Neither of these things were new phenomena. In the 1980s, Barbour warned an aide who spouted racial epithets that “he would be reincarnated as a watermelon and placed at the mercy of blacks.” McDonnell hails from a state that for 16 years spanning the ’80s and ’90s combined the federal holiday honoring Dr. Martin Luther King Jr. with another one celebrating confederate generals Robert E. Lee and Stonewall Jackson. It was in this same time period that Perry’s family began leasing a Texas property casually called “Niggerhead.”

The details of the new controversy are a bit fuzzy: There are conflicting accounts of how long Perry, whose father leased the ranch in 1983, frequented the property while the offensive name was still there. Perry says it was painted over in the first year of the lease, while others say it was at least partially visible through the 1990s when Perry took groups of colleagues there to hunt. It’s not clear to me that Perry’s limited connection with the name warrants rebuke. But that’s not really the point. Here’s what might be the most telling part of the Washington Post‘s story, a description of Throckmorton, the Texas town near to which the the property is located:

She said it was not uncommon in the 1950s and ’60s for whites to greet blacks with, “Morning, nigger!” “I heard that so much it’s like a broken record,” said Yeldell, who had never heard of the hunting spot by the river.
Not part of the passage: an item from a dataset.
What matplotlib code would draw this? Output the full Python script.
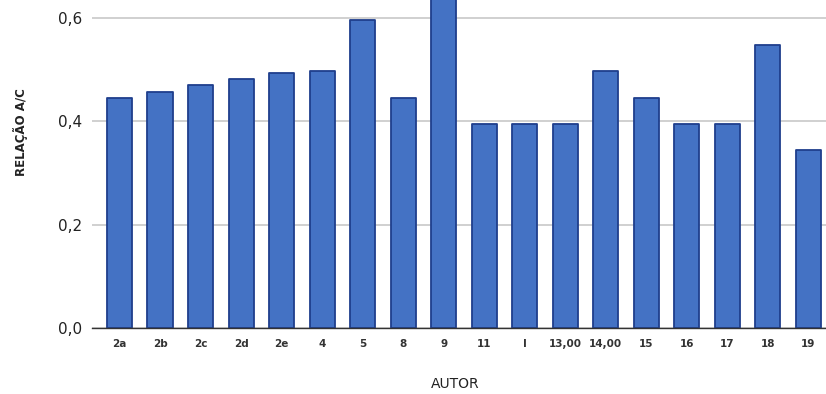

Racial attitudes here have shifted slowly.

Haskell County began observing Martin Luther King Jr. Day two years ago, according to a county commissioner. And many older white residents understand the civil rights movement as a struggle that addressed problems elsewhere.

“It wasn’t the same issues here you were dealing with,” said Don Ballard, the superintendent of the Paint Creek school district. “Certainly were no picketing signs. Blacks were perfectly satisfied with what was happening…

It’s just a name,” said Haskell County Judge David Davis, sitting in his courtroom and looking at a window. “Like those are vertical blinds. It’s just what it was called. There was no significance other than as a hunting deal…”

Many Americans just aren’t exposed to this sort of story until a son of the South (Texas is borderline, granted)  swaggers onto the national stage. Barbour, McDonnell and Perry aren’t perpetrating any grand modern-day racial malice. Rather, they’re from places where some whites don’t see what was “that bad” about the segregated South, why Blacks wouldn’t be “perfectly satisfied” in the 1960s, what slavery has to do with the confederacy, or that “Niggerhead” is not “just” a name. This is the world that Perry is from. It doesn’t make him guilty of anything, but it’s part of understanding a man who wants to be President.